Controlling the structure and magnetic properties of cluster-assembled metallic glasses†
Abstract
The potential to control the structure of amorphous materials and establish correlations with their properties would constitute an extraordinary step in formulating new pathways to design and tailor amorphous structures, which correspondingly would exhibit novel properties. Towards achieving this goal, a bottom-up approach is proposed here. In the present study, cluster-assembled Fe80Sc20 metallic glasses are used as the model systems to illustrate this potentially groundbreaking approach. Accordingly, Fe80Sc20 amorphous films are nanofabricated under well-defined conditions with precise control over cluster size and impact energy.
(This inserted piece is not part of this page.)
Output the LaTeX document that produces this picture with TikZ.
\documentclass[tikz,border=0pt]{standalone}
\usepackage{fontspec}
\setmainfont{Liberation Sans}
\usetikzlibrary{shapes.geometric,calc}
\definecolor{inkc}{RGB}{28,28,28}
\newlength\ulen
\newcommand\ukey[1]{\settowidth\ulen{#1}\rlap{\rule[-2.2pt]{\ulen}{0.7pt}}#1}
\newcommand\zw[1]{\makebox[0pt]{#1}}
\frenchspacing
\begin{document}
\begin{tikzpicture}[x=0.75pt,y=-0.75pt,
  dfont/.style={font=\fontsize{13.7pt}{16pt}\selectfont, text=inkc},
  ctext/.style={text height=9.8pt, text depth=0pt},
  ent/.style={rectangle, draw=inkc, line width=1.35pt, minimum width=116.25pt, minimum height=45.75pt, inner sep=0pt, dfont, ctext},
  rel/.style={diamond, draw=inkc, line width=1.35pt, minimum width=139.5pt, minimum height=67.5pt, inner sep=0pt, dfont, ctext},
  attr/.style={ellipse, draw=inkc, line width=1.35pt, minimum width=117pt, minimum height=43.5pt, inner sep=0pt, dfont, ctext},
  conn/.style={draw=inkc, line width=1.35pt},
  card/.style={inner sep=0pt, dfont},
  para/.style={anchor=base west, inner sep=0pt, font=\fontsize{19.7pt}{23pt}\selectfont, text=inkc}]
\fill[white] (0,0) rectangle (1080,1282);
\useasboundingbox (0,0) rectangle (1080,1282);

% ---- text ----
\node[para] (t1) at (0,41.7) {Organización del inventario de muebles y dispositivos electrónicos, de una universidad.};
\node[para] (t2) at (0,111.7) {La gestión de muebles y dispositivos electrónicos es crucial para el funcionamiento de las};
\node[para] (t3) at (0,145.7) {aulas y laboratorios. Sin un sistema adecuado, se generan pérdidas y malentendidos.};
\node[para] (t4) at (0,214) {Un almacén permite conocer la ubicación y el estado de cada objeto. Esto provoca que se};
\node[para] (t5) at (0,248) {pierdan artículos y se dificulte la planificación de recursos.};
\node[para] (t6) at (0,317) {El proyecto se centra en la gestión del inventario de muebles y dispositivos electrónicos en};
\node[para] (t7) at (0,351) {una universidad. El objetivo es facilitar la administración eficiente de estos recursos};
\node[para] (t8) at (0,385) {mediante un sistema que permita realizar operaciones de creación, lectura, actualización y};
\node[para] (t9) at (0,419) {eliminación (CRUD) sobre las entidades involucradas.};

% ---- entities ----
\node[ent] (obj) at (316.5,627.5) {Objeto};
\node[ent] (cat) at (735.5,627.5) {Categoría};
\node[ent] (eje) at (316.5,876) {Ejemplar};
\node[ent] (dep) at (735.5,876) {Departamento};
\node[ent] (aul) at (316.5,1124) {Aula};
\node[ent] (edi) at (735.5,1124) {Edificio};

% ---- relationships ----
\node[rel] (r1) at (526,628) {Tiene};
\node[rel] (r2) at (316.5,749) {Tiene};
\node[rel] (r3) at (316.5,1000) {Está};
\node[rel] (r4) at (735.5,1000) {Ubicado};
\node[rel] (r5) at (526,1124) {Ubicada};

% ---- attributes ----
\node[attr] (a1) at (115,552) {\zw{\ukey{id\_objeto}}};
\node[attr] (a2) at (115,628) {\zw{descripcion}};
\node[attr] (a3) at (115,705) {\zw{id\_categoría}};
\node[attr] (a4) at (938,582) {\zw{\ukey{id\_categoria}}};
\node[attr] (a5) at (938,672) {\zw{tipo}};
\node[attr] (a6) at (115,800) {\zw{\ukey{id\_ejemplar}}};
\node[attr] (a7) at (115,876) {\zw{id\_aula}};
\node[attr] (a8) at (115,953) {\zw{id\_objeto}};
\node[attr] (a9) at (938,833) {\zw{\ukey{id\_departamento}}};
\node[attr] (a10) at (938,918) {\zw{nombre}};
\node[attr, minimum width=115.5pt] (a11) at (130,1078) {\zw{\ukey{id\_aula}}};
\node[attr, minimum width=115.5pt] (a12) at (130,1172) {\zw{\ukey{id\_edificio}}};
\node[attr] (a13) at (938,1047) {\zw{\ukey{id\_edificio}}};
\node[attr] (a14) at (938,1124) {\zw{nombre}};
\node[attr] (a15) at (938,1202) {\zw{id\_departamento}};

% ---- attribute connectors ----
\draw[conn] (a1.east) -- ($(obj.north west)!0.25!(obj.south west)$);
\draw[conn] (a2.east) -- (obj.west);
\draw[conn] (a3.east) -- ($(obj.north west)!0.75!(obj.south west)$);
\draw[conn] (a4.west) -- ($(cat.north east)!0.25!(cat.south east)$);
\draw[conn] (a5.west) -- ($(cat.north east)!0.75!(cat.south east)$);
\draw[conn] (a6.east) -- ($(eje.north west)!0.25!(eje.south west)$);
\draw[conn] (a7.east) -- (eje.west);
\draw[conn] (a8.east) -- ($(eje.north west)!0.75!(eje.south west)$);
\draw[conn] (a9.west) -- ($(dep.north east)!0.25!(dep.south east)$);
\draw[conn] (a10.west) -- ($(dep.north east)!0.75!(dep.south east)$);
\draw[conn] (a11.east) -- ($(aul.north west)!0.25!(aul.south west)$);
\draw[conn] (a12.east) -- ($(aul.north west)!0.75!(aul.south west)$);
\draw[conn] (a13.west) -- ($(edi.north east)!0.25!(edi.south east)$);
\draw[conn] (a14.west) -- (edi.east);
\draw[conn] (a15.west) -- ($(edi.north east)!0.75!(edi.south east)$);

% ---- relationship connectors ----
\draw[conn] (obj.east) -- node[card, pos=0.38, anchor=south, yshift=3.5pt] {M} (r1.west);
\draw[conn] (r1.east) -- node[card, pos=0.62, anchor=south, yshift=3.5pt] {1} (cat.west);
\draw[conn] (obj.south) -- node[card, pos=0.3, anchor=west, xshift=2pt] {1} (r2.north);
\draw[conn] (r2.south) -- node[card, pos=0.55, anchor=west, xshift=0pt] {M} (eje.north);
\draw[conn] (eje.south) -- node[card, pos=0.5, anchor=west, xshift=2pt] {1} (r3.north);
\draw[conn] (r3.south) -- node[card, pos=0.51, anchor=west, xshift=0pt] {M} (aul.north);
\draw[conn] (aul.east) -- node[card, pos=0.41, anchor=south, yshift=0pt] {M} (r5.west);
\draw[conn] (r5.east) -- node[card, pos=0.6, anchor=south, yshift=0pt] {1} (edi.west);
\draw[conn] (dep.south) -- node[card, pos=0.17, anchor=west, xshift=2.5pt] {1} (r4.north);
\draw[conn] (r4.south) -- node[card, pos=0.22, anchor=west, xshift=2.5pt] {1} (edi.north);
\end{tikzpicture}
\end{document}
Their local atomic structures are characterized by X-ray absorption spectroscopy around both constituent metals, i.e., Fe and Sc. The capability of controlling the local structure by controlling the deposition energy (i.e., the clusters’ impact energy) has resulted in substantial changes in the magnetic Curie temperature. In fact, the Curie temperature changes by as much as 60 K when the deposition energy is increased from 50 eV per cluster (the lowest deposition energy) to 500 eV per cluster (the highest deposition energy). This remarkable result, clearly establishing a structure–property relationship, observed for the first time in cluster-assembled metallic glasses, opens up new pathways for synthesizing novel amorphous materials with engineered structures and accompanying new properties.